A General Assembly bill apparently aimed at lawsuits against Virginia Tech would give the state government a pre-trial appeal of right to the Virginia Supreme Court whenever a trial court denies the defense of sovereign immunity.

Senate Bill 1381 is sponsored by Sen. Bill Stanley, R-Rocky Mount. The bill contains language that would apply its provisions to pending cases, extending the measure’s 30-day deadline for filing a notice of appeal. There are three actions pending against Virginia Tech officials where judges have denied pleas of sovereign immunity, including two arising out of the shootings of April 16, 2007.

For an interlocutory appeal under current law, the parties must agree it is in their best interests to seek a pre-trial appeal. The trial court must certify there is no clear, controlling precedent. The appellate court then has discretion on whether or not to accept the appeal.

Stanley’s bill would give the Commonwealth and its employees an “immediate interlocutory appeal of right to the Supreme Court of Virginia” whenever a circuit court denied a plea of sovereign immunity by the state or a state employee.

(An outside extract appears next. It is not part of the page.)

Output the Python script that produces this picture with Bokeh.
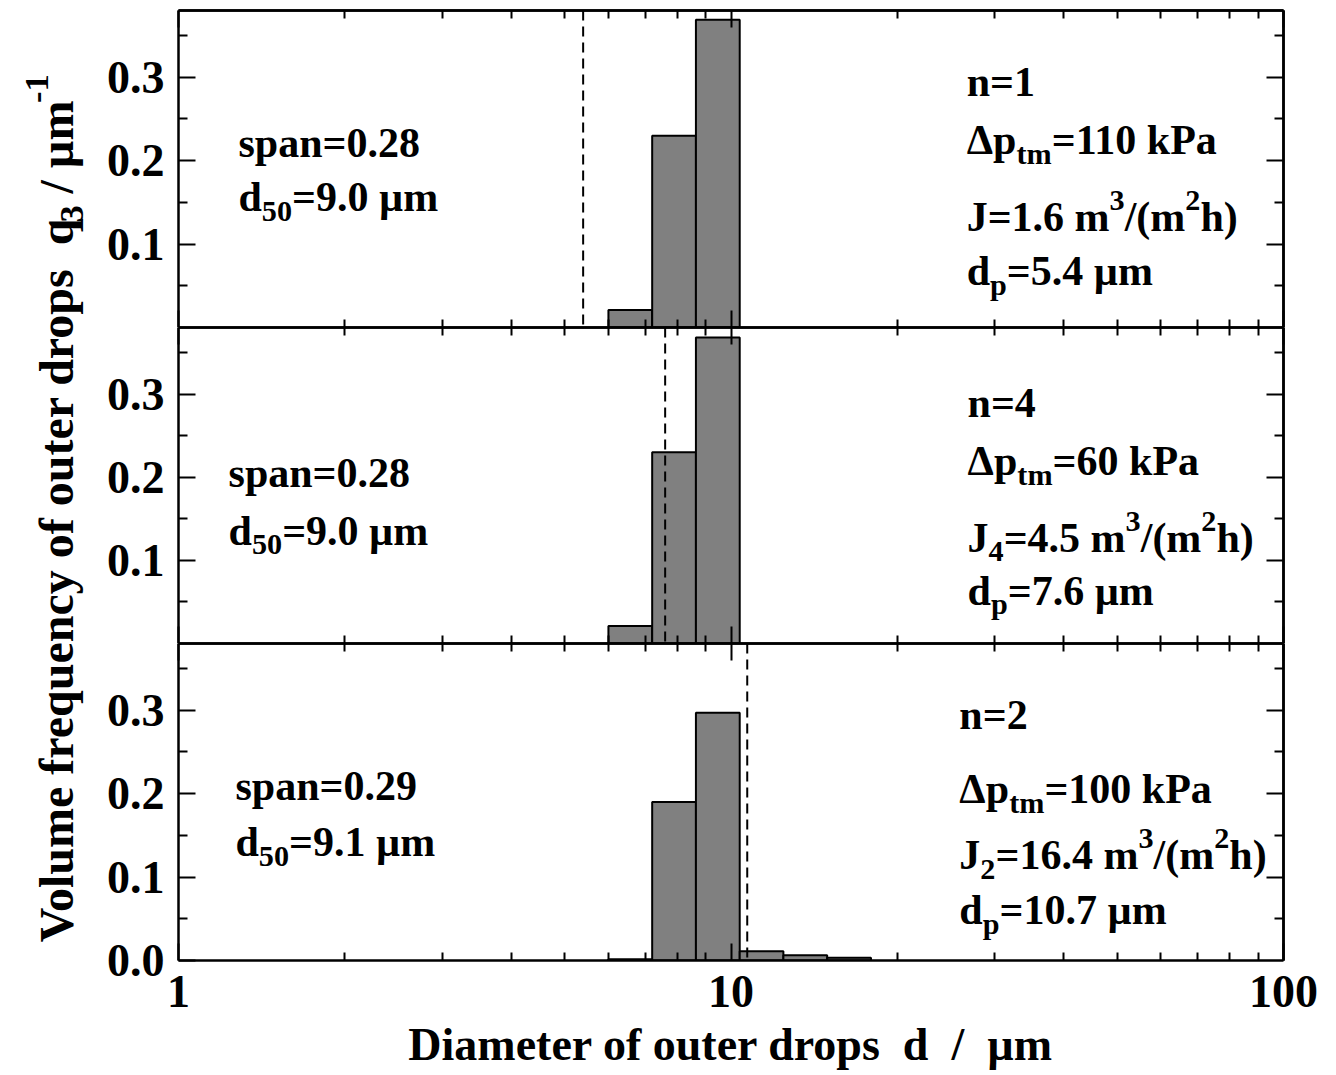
import numpy as np
from bokeh.plotting import figure
from bokeh.layouts import row, column
from bokeh.models import (Range1d, LinearAxis, FixedTicker, Span,
                          ColumnDataSource, NumeralTickFormatter)
from bokeh.core.properties import value
from bokeh.embed import file_html
from bokeh.resources import INLINE

FONT = "Liberation Serif"

# ---------------------------------------------------------------- data
# class edges of the outer-drop diameter distribution (um)
bin_edges = [6.0, 7.2, 8.64, 10.37, 12.44, 14.93, 17.92]

# volume density q3 of each class (1/um), one list per run
q3_n1 = [0.021, 0.230, 0.369, 0.0, 0.0, 0.0]
q3_n4 = [0.021, 0.230, 0.368, 0.0, 0.0, 0.0]
q3_n2 = [0.0015, 0.190, 0.297, 0.011, 0.0064, 0.0032]

runs = ["1", "4", "2"]
pressure_kpa = [110, 60, 100]
flux = [1.6, 4.5, 16.4]
flux_index = ["", "4", "2"]
pore_d = [5.4, 7.6, 10.7]
span_val = [0.28, 0.28, 0.29]
d50_val = [9.0, 9.0, 9.1]

x_ticks = [1, 10, 100]
x_minor = [2, 3, 4, 5, 6, 7, 8, 9, 20, 30, 40, 50, 60, 70, 80, 90]
y_ticks = [0.1, 0.2, 0.3]
y_minor = [0.05, 0.15, 0.25, 0.35]

# ---------------------------------------------------------------- text layout
# anchors of the annotation blocks inside each panel (data coordinates)
left_x = [1.284, 1.232, 1.268]
left_y = [[0.2215, 0.156], [0.205, 0.1355], [0.209, 0.1415]]
right_x = [26.7, 26.8, 25.9]
right_y = [[0.294, 0.225, 0.132, 0.068],
           [0.289, 0.219, 0.127, 0.0636],
           [0.294, 0.206, 0.126, 0.060]]

# advance widths (em) of the bold serif face, used to chain sub/superscripts
W = {" ": 0.25, "\u00a0": 0.25, "(": 0.333, ")": 0.333, ".": 0.25, "/": 0.278,
     "=": 0.57, "-": 0.333, "a": 0.5, "b": 0.556, "c": 0.444, "d": 0.556,
     "e": 0.444, "f": 0.333, "h": 0.556, "k": 0.556, "l": 0.278, "m": 0.833,
     "n": 0.556, "o": 0.5, "p": 0.556, "q": 0.556, "r": 0.444, "s": 0.389,
     "t": 0.333, "u": 0.556, "y": 0.5, "J": 0.5, "P": 0.611, "V": 0.722,
     "\u0394": 0.63, "\u00b5": 0.556}
for ch in "0123456789":
    W[ch] = 0.5

SCRIPT = 0.72


def width(s, size):
    return sum(W.get(c, 0.5) for c in s) * size


def rich_text(p, x, y, parts, size):
    """Draw a run of text pieces (normal / sub / sup) starting at (x, y)."""
    groups = {}
    off = 0.0
    for s, role in parts:
        fs = size * (SCRIPT if role else 1.0)
        body = s.strip(" \u00a0")
        lead = len(s) - len(s.lstrip(" \u00a0"))
        trail = len(s) - len(s.rstrip(" \u00a0"))
        off += lead * 0.25 * fs
        yo = 0.33 * size if role == "sub" else (-0.40 * size if role == "sup" else 0.0)
        g = groups.setdefault(role, dict(x=[], y=[], t=[], xo=[], yo=[]))
        g["x"].append(x); g["y"].append(y); g["t"].append(body)
        g["xo"].append(off); g["yo"].append(yo)
        off += width(body, fs) + trail * 0.25 * fs
    for role, g in groups.items():
        fs = size * (SCRIPT if role else 1.0)
        p.text(x="x", y="y", text="t", x_offset="xo", y_offset="yo",
               source=ColumnDataSource(g), text_font=value(FONT),
               text_font_style="bold", text_font_size=f"{fs:.1f}px",
               text_color="black", text_align="left", text_baseline="alphabetic")


def base_style(ax):
    ax.axis_line_width = 2.5
    ax.axis_line_color = "black"
    ax.major_tick_line_width = 2
    ax.minor_tick_line_width = 2
    ax.major_tick_out = 0
    ax.minor_tick_out = 0
    ax.major_label_standoff = 0


def labelled_axis(ticks, minor, fmt, major_len, minor_len, standoff):
    ax = LinearAxis(ticker=FixedTicker(ticks=ticks, minor_ticks=minor),
                    formatter=NumeralTickFormatter(format=fmt))
    base_style(ax)
    ax.major_tick_in = major_len
    ax.minor_tick_in = minor_len
    ax.major_label_standoff = standoff
    ax.major_label_text_font = FONT
    ax.major_label_text_font_style = "bold"
    ax.major_label_text_font_size = "46px"
    ax.major_label_text_color = "black"
    return ax


def tick_only_axes(positions, length):
    """An unlabelled axis whose only marks are inward ticks at the given positions."""
    ax = LinearAxis(ticker=FixedTicker(ticks=[], minor_ticks=positions))
    base_style(ax)
    ax.major_tick_in = 0
    ax.minor_tick_in = length
    return ax


def mirror(p, loc, major, minor, major_len, minor_len):
    p.add_layout(tick_only_axes(major, major_len), loc)
    p.add_layout(tick_only_axes(minor, minor_len), loc)


def panel(k, q3, frame_h, top_border, bottom_border, last):
    p = figure(x_axis_type="log", x_range=Range1d(1, 100), y_range=Range1d(0, 0.38),
               frame_width=1105, frame_height=frame_h,
               min_border_left=88, min_border_right=53,
               min_border_top=top_border, min_border_bottom=bottom_border,
               x_axis_location=None, y_axis_location=None,
               toolbar_location=None, output_backend="svg")
    p.outline_line_color = None
    p.grid.visible = False
    p.background_fill_color = "white"
    p.border_fill_color = "white"

    # x axes: labelled only below the last panel, plain inward ticks elsewhere
    if last:
        ax = labelled_axis(x_ticks, x_minor, "0", 17, 8, 15)
        ax.axis_label = "Diameter of outer drops\u00a0 d\u00a0 /\u00a0 \u00b5m"
        ax.axis_label_text_font = FONT
        ax.axis_label_text_font_style = "bold"
        ax.axis_label_text_font_size = "46px"
        ax.axis_label_text_color = "black"
        ax.axis_label_standoff = 9
        p.add_layout(ax, "below")
    else:
        mirror(p, "below", x_ticks, x_minor, 17, 8)
    mirror(p, "above", x_ticks, x_minor, 17, 8)

    # y axes: labelled on the left, mirrored ticks on the right
    ticks = ([0.0] if last else []) + y_ticks
    p.add_layout(labelled_axis(ticks, y_minor, "0.0", 17, 9, 14), "left")
    mirror(p, "right", y_ticks, y_minor, 17, 9)

    # histogram bars
    lefts, rights, tops = [], [], []
    for i, v in enumerate(q3):
        if v > 0:
            lefts.append(bin_edges[i]); rights.append(bin_edges[i + 1]); tops.append(v)
    p.quad(left=lefts, right=rights, bottom=0, top=tops,
           fill_color="#808080", line_color="black", line_width=2)

    # pore diameter marker
    p.add_layout(Span(location=pore_d[k], dimension="height", line_color="black",
                      line_width=2, line_dash="10 6"))

    size = 42
    rich_text(p, left_x[k], left_y[k][0], [(f"span={span_val[k]:.2f}", "")], size)
    rich_text(p, left_x[k], left_y[k][1],
              [("d", ""), ("50", "sub"), (f"={d50_val[k]:.1f} \u00b5m", "")], size)

    ry = right_y[k]
    rich_text(p, right_x[k], ry[0], [(f"n={runs[k]}", "")], size)
    rich_text(p, right_x[k], ry[1],
              [("\u0394p", ""), ("tm", "sub"), (f"={pressure_kpa[k]} kPa", "")], size)
    jparts = [("J", "")]
    if flux_index[k]:
        jparts.append((flux_index[k], "sub"))
    jparts += [(f"={flux[k]:.1f} m", ""), ("3", "sup"), ("/(m", ""), ("2", "sup"), ("h)", "")]
    rich_text(p, right_x[k], ry[2], jparts, size)
    rich_text(p, right_x[k], ry[3],
              [("d", ""), ("p", "sub"), (f"={pore_d[k]:.1f} \u00b5m", "")], size)
    return p


p1 = panel(0, q3_n1, 317, 10, 0, False)
p2 = panel(1, q3_n4, 316, 0, 0, False)
p3 = panel(2, q3_n2, 317, 0, 115, True)

# rotated y-axis title spanning all panels
lab = figure(width=90, height=1075, x_range=Range1d(0, 90), y_range=Range1d(0, 1075),
             x_axis_location=None, y_axis_location=None, min_border=0,
             toolbar_location=None, output_backend="svg")
lab.outline_line_color = None
lab.grid.visible = False

ysize = 48
squeeze = 0.985
yparts = [("Volume frequency of outer drops\u00a0 q", ""), ("3", "sub"),
          (" / \u00b5m", ""), ("-1", "sup")]
total = 0.0
for s, role in yparts:
    total += width(s, ysize * (SCRIPT if role else 1.0)) * squeeze
base_x = 56.0
pos = 1075 - 508 - total / 2
for s, role in yparts:
    fs = ysize * (SCRIPT if role else 1.0)
    body = s.strip(" \u00a0")
    lead = len(s) - len(s.lstrip(" \u00a0"))
    trail = len(s) - len(s.rstrip(" \u00a0"))
    pos += lead * 0.25 * fs
    xs = base_x + (0.33 * ysize if role == "sub" else (-0.40 * ysize if role == "sup" else 0.0))
    lab.text(x=[xs], y=[pos], text=[body], angle=np.pi / 2, text_font=value(FONT),
             text_font_style="bold", text_font_size=f"{fs:.1f}px", text_color="black",
             text_align="left", text_baseline="alphabetic")
    pos += width(body, fs) * squeeze + trail * 0.25 * fs

layout = row(lab, column(p1, p2, p3, spacing=0), spacing=0)
open("out.html", "w").write(file_html(layout, INLINE))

Robert Hall, the lawyer for two families who have sued Virginia Tech employees in connection with the 2007 shootings, said he was approached by the lawyer for VT president Charles Steger about a possible interlocutory appeal of the sovereign immunity ruling in those cases. “We declined because it would delay the case even further and we saw no merit in the particular kind of sovereign immunity contentions they were making,” Hall said.

Stanley told The Roanoke Times he sees the measure as evenhanded for plaintiffs and defense.

The two Virginia Tech shooting lawsuits are scheduled for a 10-day trial beginning Sept. 26. A lawsuit against VT officials based on the suicide of a student is set for a Nov. 7 trial in Fairfax County Circuit Court.